An attractive landscape depends on a lush, green lawn to give it continuity. Sparse or unhealthy turf grass most certainly detracts from the beauty of trees, shrubs and other plantings no matter how well maintained. Newly installed sod is an immediate asset to a property, whether it surrounds a new home or business, or an existing one.
Nothing makes a new home more welcoming than a beautifully landscaped yard. The gratification of a freshly installed lawn far exceeds that of a newly seeded one and needs much less time to establish and maintain. Grass seeds have a tendency to wash away during watering and rain showers, requiring the additional work, expense and time of reapplication. Choosing the correct type of grass for a landscape’s sod lawn is essential to ensure proper establishment and growth. With sod, a new lawn should have an established root system within a couple of weeks after installation.
While not everyone can justify the cost of instant gratification in sod, there are other options. Although it’s not as popular as seeding or sod, hydroseeding is a good cost versus benefit alternative between a basic seeding or the heavy initial investment of sodding. If you’re considering hydroseeding as an option, you need to start with bare soil. This makes it a good option for new construction.

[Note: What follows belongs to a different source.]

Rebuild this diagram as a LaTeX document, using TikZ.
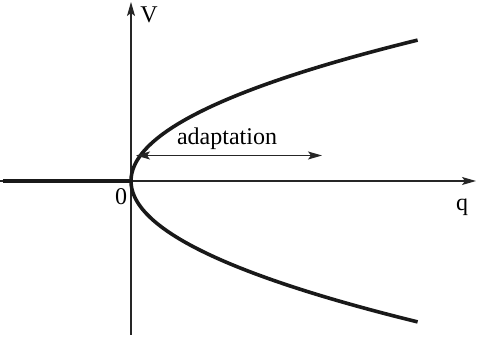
\documentclass[tikz,border=0pt]{standalone}
\usepackage{fontspec}
\setmainfont{Liberation Serif}
\usetikzlibrary{arrows.meta, positioning}

\begin{document}
\begin{tikzpicture}[
        x=1pt, y=1pt,
        axis/.style={line width=1.2pt, black!85, -{Stealth[length=14pt, width=8pt, inset=3pt]}},
        branch/.style={line width=3.6pt, black!90},
        arr/.style={line width=1.2pt, black!85, {Stealth[length=14pt, width=8pt, inset=3pt]}-{Stealth[length=14pt, width=8pt, inset=3pt]}},
        lbl/.style={font=\fontsize{24}{28}\selectfont, inner sep=0pt},
    ]
    \useasboundingbox (-131,-158) rectangle (351,181);
    \coordinate (o) at (0,0);
    \coordinate (qstart) at (-131,0);
    \coordinate (qend) at (345,0);
    \coordinate (vstart) at (0,-154);
    \coordinate (vend) at (0,179);
    \coordinate (left) at (-128,0);
    \draw[axis] (qstart) -- (qend);
    \draw[axis] (vstart) -- (vend);
    \draw[branch] (left) -- (o);
    % upper and lower branch, V = +- sqrt(q)
    \draw[branch, domain=0:1, samples=60, smooth] plot ({287*\x*\x}, {141*\x});
    \draw[branch, domain=0:1, samples=60, smooth] plot ({287*\x*\x}, {-141*\x});
    \node[lbl] (vlbl) at (18,166) {V};
    \node[lbl] (qlbl) at (331,-26) {q};
    \node[lbl] (zero) at (-10,-16) {0};
    \node[lbl, anchor=base] (adapt) at (96,36) {adaptation};
    \coordinate (afrom) at (5,25.5);
    \coordinate (ato) at (191,25.5);
    \draw[arr] (afrom) -- (ato);
\end{tikzpicture}
\end{document}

If you have lived in your home for a few years and have some grass already, you will need to first prepare the soil before hydroseeding. This will involve removing all of the existing grass and weeds and preparing the lawn to bare dirt before the hydroseeding mixture cab be applied to soil. Hydroseeding will typically yield about 75 percent germination rate, because the liquid paper mixture sticks to the bare soil. It is still best to hydroseed in the spring and fall. While it can take two or three full seasons to establish a nice lawn with seeding alone, when lawns are hydro-seeded in the fall and properly cared for with watering, in the spring, they ca look just as good as a sodded lawn, and for a portion of the cost.